**Work instructions**:
Return the material word for word. Do not include the pictures.

**Information provided**:
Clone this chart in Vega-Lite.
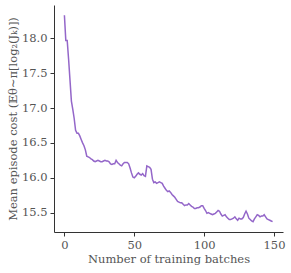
{
  "$schema": "https://vega.github.io/schema/vega-lite/v6.json",
  "autosize": {"type": "none"},
  "width": 229,
  "height": 227,
  "padding": {"left": 54, "top": 5, "right": 8, "bottom": 41},
  "background": "white",
  "config": {
    "view": {"stroke": null},
    "font": "DejaVu Serif",
    "axis": {
      "grid": false,
      "domainColor": "#333333",
      "domainWidth": 1,
      "tickColor": "#333333",
      "tickSize": 4,
      "labelColor": "#555555",
      "labelFont": "DejaVu Serif",
      "labelFontSize": 11.5,
      "titleColor": "#555555",
      "titleFont": "DejaVu Serif",
      "titleFontSize": 11.5,
      "titleFontWeight": "normal"
    }
  },
  "data": {
    "values": [
      {"batch": 0, "cost": 18.33}, {"batch": 1, "cost": 17.97}, {"batch": 2, "cost": 17.97},
      {"batch": 3, "cost": 17.7}, {"batch": 4, "cost": 17.4}, {"batch": 5, "cost": 17.1},
      {"batch": 6, "cost": 16.98}, {"batch": 7, "cost": 16.85}, {"batch": 8, "cost": 16.68},
      {"batch": 9, "cost": 16.64}, {"batch": 10, "cost": 16.64}, {"batch": 11, "cost": 16.6},
      {"batch": 12, "cost": 16.55}, {"batch": 13, "cost": 16.5}, {"batch": 14, "cost": 16.46},
      {"batch": 15, "cost": 16.4}, {"batch": 16, "cost": 16.31}, {"batch": 17, "cost": 16.3},
      {"batch": 18, "cost": 16.29}, {"batch": 19, "cost": 16.27}, {"batch": 20, "cost": 16.26},
      {"batch": 21, "cost": 16.24}, {"batch": 22, "cost": 16.23}, {"batch": 23, "cost": 16.24},
      {"batch": 24, "cost": 16.25}, {"batch": 25, "cost": 16.24}, {"batch": 26, "cost": 16.23},
      {"batch": 27, "cost": 16.23}, {"batch": 28, "cost": 16.24}, {"batch": 29, "cost": 16.25},
      {"batch": 30, "cost": 16.24}, {"batch": 31, "cost": 16.24}, {"batch": 32, "cost": 16.23},
      {"batch": 33, "cost": 16.2}, {"batch": 34, "cost": 16.19}, {"batch": 35, "cost": 16.2},
      {"batch": 36, "cost": 16.2}, {"batch": 37, "cost": 16.25}, {"batch": 38, "cost": 16.22},
      {"batch": 39, "cost": 16.2}, {"batch": 40, "cost": 16.18}, {"batch": 41, "cost": 16.17},
      {"batch": 42, "cost": 16.2}, {"batch": 43, "cost": 16.22}, {"batch": 44, "cost": 16.22},
      {"batch": 45, "cost": 16.22}, {"batch": 46, "cost": 16.2}, {"batch": 47, "cost": 16.14},
      {"batch": 48, "cost": 16.07}, {"batch": 49, "cost": 16.01}, {"batch": 50, "cost": 16.0},
      {"batch": 51, "cost": 16.02}, {"batch": 52, "cost": 16.05}, {"batch": 53, "cost": 16.07},
      {"batch": 54, "cost": 16.05}, {"batch": 55, "cost": 16.04}, {"batch": 56, "cost": 16.06},
      {"batch": 57, "cost": 16.03}, {"batch": 58, "cost": 16.02}, {"batch": 59, "cost": 16.17},
      {"batch": 60, "cost": 16.16}, {"batch": 61, "cost": 16.15}, {"batch": 62, "cost": 16.12},
      {"batch": 63, "cost": 15.98}, {"batch": 64, "cost": 15.93}, {"batch": 65, "cost": 15.94},
      {"batch": 66, "cost": 15.92}, {"batch": 67, "cost": 15.93}, {"batch": 68, "cost": 15.94},
      {"batch": 69, "cost": 15.93}, {"batch": 70, "cost": 15.92}, {"batch": 71, "cost": 15.88},
      {"batch": 72, "cost": 15.85}, {"batch": 73, "cost": 15.82}, {"batch": 74, "cost": 15.8},
      {"batch": 75, "cost": 15.81}, {"batch": 76, "cost": 15.79}, {"batch": 77, "cost": 15.76},
      {"batch": 78, "cost": 15.74}, {"batch": 79, "cost": 15.72}, {"batch": 80, "cost": 15.69},
      {"batch": 81, "cost": 15.66}, {"batch": 82, "cost": 15.65}, {"batch": 83, "cost": 15.64},
      {"batch": 84, "cost": 15.64}, {"batch": 85, "cost": 15.62}, {"batch": 86, "cost": 15.6},
      {"batch": 87, "cost": 15.61}, {"batch": 88, "cost": 15.61}, {"batch": 89, "cost": 15.63},
      {"batch": 90, "cost": 15.61}, {"batch": 91, "cost": 15.59}, {"batch": 92, "cost": 15.58},
      {"batch": 93, "cost": 15.56}, {"batch": 94, "cost": 15.56}, {"batch": 95, "cost": 15.57},
      {"batch": 96, "cost": 15.57}, {"batch": 97, "cost": 15.58}, {"batch": 98, "cost": 15.6},
      {"batch": 99, "cost": 15.6}, {"batch": 100, "cost": 15.56}, {"batch": 101, "cost": 15.53},
      {"batch": 102, "cost": 15.49}, {"batch": 103, "cost": 15.5}, {"batch": 104, "cost": 15.49},
      {"batch": 105, "cost": 15.48}, {"batch": 106, "cost": 15.47}, {"batch": 107, "cost": 15.48},
      {"batch": 108, "cost": 15.49}, {"batch": 109, "cost": 15.51}, {"batch": 110, "cost": 15.53},
      {"batch": 111, "cost": 15.52}, {"batch": 112, "cost": 15.48}, {"batch": 113, "cost": 15.45},
      {"batch": 114, "cost": 15.46}, {"batch": 115, "cost": 15.47}, {"batch": 116, "cost": 15.44},
      {"batch": 117, "cost": 15.42}, {"batch": 118, "cost": 15.4}, {"batch": 119, "cost": 15.4},
      {"batch": 120, "cost": 15.41}, {"batch": 121, "cost": 15.42}, {"batch": 122, "cost": 15.44},
      {"batch": 123, "cost": 15.41}, {"batch": 124, "cost": 15.39}, {"batch": 125, "cost": 15.42},
      {"batch": 126, "cost": 15.41}, {"batch": 127, "cost": 15.41}, {"batch": 128, "cost": 15.43},
      {"batch": 129, "cost": 15.48}, {"batch": 130, "cost": 15.52}, {"batch": 131, "cost": 15.48},
      {"batch": 132, "cost": 15.42}, {"batch": 133, "cost": 15.4}, {"batch": 134, "cost": 15.38},
      {"batch": 135, "cost": 15.37}, {"batch": 136, "cost": 15.41}, {"batch": 137, "cost": 15.44},
      {"batch": 138, "cost": 15.47}, {"batch": 139, "cost": 15.46}, {"batch": 140, "cost": 15.44},
      {"batch": 141, "cost": 15.45}, {"batch": 142, "cost": 15.45}, {"batch": 143, "cost": 15.47},
      {"batch": 144, "cost": 15.44}, {"batch": 145, "cost": 15.41}, {"batch": 146, "cost": 15.4},
      {"batch": 147, "cost": 15.39}, {"batch": 148, "cost": 15.38}, {"batch": 149, "cost": 15.37}
    ]
  },
  "mark": {"type": "line", "color": "#9467c9", "strokeWidth": 1.5},
  "encoding": {
    "x": {
      "field": "batch",
      "type": "quantitative",
      "scale": {"domain": [-7.45, 156.45], "nice": false, "zero": false},
      "axis": {"values": [0, 50, 100, 150], "title": "Number of training batches", "titlePadding": 3, "labelPadding": 3}
    },
    "y": {
      "field": "cost",
      "type": "quantitative",
      "scale": {"domain": [15.222, 18.478], "nice": false, "zero": false},
      "axis": {"values": [15.5, 16.0, 16.5, 17.0, 17.5, 18.0], "format": ".1f", "title": "Mean episode cost (𝔼θ∼π[log₂(Jₖ)])", "titlePadding": 3, "labelPadding": 3}
    }
  }
}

**Correct response**:
Clone this chart in Vega-Lite.
{
  "$schema": "https://vega.github.io/schema/vega-lite/v6.json",
  "autosize": {"type": "none"},
  "width": 229,
  "height": 227,
  "padding": {"left": 54, "top": 5, "right": 8, "bottom": 41},
  "background": "white",
  "config": {
    "view": {"stroke": null},
    "font": "DejaVu Serif",
    "axis": {
      "grid": false,
      "domainColor": "#333333",
      "domainWidth": 1,
      "tickColor": "#333333",
      "tickSize": 4,
      "labelColor": "#555555",
      "labelFont": "DejaVu Serif",
      "labelFontSize": 11.5,
      "titleColor": "#555555",
      "titleFont": "DejaVu Serif",
      "titleFontSize": 11.5,
      "titleFontWeight": "normal"
    }
  },
  "data": {
    "values": [
      {"batch": 0, "cost": 18.33}, {"batch": 1, "cost": 17.97}, {"batch": 2, "cost": 17.97},
      {"batch": 3, "cost": 17.7}, {"batch": 4, "cost": 17.4}, {"batch": 5, "cost": 17.1},
      {"batch": 6, "cost": 16.98}, {"batch": 7, "cost": 16.85}, {"batch": 8, "cost": 16.68},
      {"batch": 9, "cost": 16.64}, {"batch": 10, "cost": 16.64}, {"batch": 11, "cost": 16.6},
      {"batch": 12, "cost": 16.55}, {"batch": 13, "cost": 16.5}, {"batch": 14, "cost": 16.46},
      {"batch": 15, "cost": 16.4}, {"batch": 16, "cost": 16.31}, {"batch": 17, "cost": 16.3},
      {"batch": 18, "cost": 16.29}, {"batch": 19, "cost": 16.27}, {"batch": 20, "cost": 16.26},
      {"batch": 21, "cost": 16.24}, {"batch": 22, "cost": 16.23}, {"batch": 23, "cost": 16.24},
      {"batch": 24, "cost": 16.25}, {"batch": 25, "cost": 16.24}, {"batch": 26, "cost": 16.23},
      {"batch": 27, "cost": 16.23}, {"batch": 28, "cost": 16.24}, {"batch": 29, "cost": 16.25},
      {"batch": 30, "cost": 16.24}, {"batch": 31, "cost": 16.24}, {"batch": 32, "cost": 16.23},
      {"batch": 33, "cost": 16.2}, {"batch": 34, "cost": 16.19}, {"batch": 35, "cost": 16.2},
      {"batch": 36, "cost": 16.2}, {"batch": 37, "cost": 16.25}, {"batch": 38, "cost": 16.22},
      {"batch": 39, "cost": 16.2}, {"batch": 40, "cost": 16.18}, {"batch": 41, "cost": 16.17},
      {"batch": 42, "cost": 16.2}, {"batch": 43, "cost": 16.22}, {"batch": 44, "cost": 16.22},
      {"batch": 45, "cost": 16.22}, {"batch": 46, "cost": 16.2}, {"batch": 47, "cost": 16.14},
      {"batch": 48, "cost": 16.07}, {"batch": 49, "cost": 16.01}, {"batch": 50, "cost": 16.0},
      {"batch": 51, "cost": 16.02}, {"batch": 52, "cost": 16.05}, {"batch": 53, "cost": 16.07},
      {"batch": 54, "cost": 16.05}, {"batch": 55, "cost": 16.04}, {"batch": 56, "cost": 16.06},
      {"batch": 57, "cost": 16.03}, {"batch": 58, "cost": 16.02}, {"batch": 59, "cost": 16.17},
      {"batch": 60, "cost": 16.16}, {"batch": 61, "cost": 16.15}, {"batch": 62, "cost": 16.12},
      {"batch": 63, "cost": 15.98}, {"batch": 64, "cost": 15.93}, {"batch": 65, "cost": 15.94},
      {"batch": 66, "cost": 15.92}, {"batch": 67, "cost": 15.93}, {"batch": 68, "cost": 15.94},
      {"batch": 69, "cost": 15.93}, {"batch": 70, "cost": 15.92}, {"batch": 71, "cost": 15.88},
      {"batch": 72, "cost": 15.85}, {"batch": 73, "cost": 15.82}, {"batch": 74, "cost": 15.8},
      {"batch": 75, "cost": 15.81}, {"batch": 76, "cost": 15.79}, {"batch": 77, "cost": 15.76},
      {"batch": 78, "cost": 15.74}, {"batch": 79, "cost": 15.72}, {"batch": 80, "cost": 15.69},
      {"batch": 81, "cost": 15.66}, {"batch": 82, "cost": 15.65}, {"batch": 83, "cost": 15.64},
      {"batch": 84, "cost": 15.64}, {"batch": 85, "cost": 15.62}, {"batch": 86, "cost": 15.6},
      {"batch": 87, "cost": 15.61}, {"batch": 88, "cost": 15.61}, {"batch": 89, "cost": 15.63},
      {"batch": 90, "cost": 15.61}, {"batch": 91, "cost": 15.59}, {"batch": 92, "cost": 15.58},
      {"batch": 93, "cost": 15.56}, {"batch": 94, "cost": 15.56}, {"batch": 95, "cost": 15.57},
      {"batch": 96, "cost": 15.57}, {"batch": 97, "cost": 15.58}, {"batch": 98, "cost": 15.6},
      {"batch": 99, "cost": 15.6}, {"batch": 100, "cost": 15.56}, {"batch": 101, "cost": 15.53},
      {"batch": 102, "cost": 15.49}, {"batch": 103, "cost": 15.5}, {"batch": 104, "cost": 15.49},
      {"batch": 105, "cost": 15.48}, {"batch": 106, "cost": 15.47}, {"batch": 107, "cost": 15.48},
      {"batch": 108, "cost": 15.49}, {"batch": 109, "cost": 15.51}, {"batch": 110, "cost": 15.53},
      {"batch": 111, "cost": 15.52}, {"batch": 112, "cost": 15.48}, {"batch": 113, "cost": 15.45},
      {"batch": 114, "cost": 15.46}, {"batch": 115, "cost": 15.47}, {"batch": 116, "cost": 15.44},
      {"batch": 117, "cost": 15.42}, {"batch": 118, "cost": 15.4}, {"batch": 119, "cost": 15.4},
      {"batch": 120, "cost": 15.41}, {"batch": 121, "cost": 15.42}, {"batch": 122, "cost": 15.44},
      {"batch": 123, "cost": 15.41}, {"batch": 124, "cost": 15.39}, {"batch": 125, "cost": 15.42},
      {"batch": 126, "cost": 15.41}, {"batch": 127, "cost": 15.41}, {"batch": 128, "cost": 15.43},
      {"batch": 129, "cost": 15.48}, {"batch": 130, "cost": 15.52}, {"batch": 131, "cost": 15.48},
      {"batch": 132, "cost": 15.42}, {"batch": 133, "cost": 15.4}, {"batch": 134, "cost": 15.38},
      {"batch": 135, "cost": 15.37}, {"batch": 136, "cost": 15.41}, {"batch": 137, "cost": 15.44},
      {"batch": 138, "cost": 15.47}, {"batch": 139, "cost": 15.46}, {"batch": 140, "cost": 15.44},
      {"batch": 141, "cost": 15.45}, {"batch": 142, "cost": 15.45}, {"batch": 143, "cost": 15.47},
      {"batch": 144, "cost": 15.44}, {"batch": 145, "cost": 15.41}, {"batch": 146, "cost": 15.4},
      {"batch": 147, "cost": 15.39}, {"batch": 148, "cost": 15.38}, {"batch": 149, "cost": 15.37}
    ]
  },
  "mark": {"type": "line", "color": "#9467c9", "strokeWidth": 1.5},
  "encoding": {
    "x": {
      "field": "batch",
      "type": "quantitative",
      "scale": {"domain": [-7.45, 156.45], "nice": false, "zero": false},
      "axis": {"values": [0, 50, 100, 150], "title": "Number of training batches", "titlePadding": 3, "labelPadding": 3}
    },
    "y": {
      "field": "cost",
      "type": "quantitative",
      "scale": {"domain": [15.222, 18.478], "nice": false, "zero": false},
      "axis": {"values": [15.5, 16.0, 16.5, 17.0, 17.5, 18.0], "format": ".1f", "title": "Mean episode cost (𝔼θ∼π[log₂(Jₖ)])", "titlePadding": 3, "labelPadding": 3}
    }
  }
}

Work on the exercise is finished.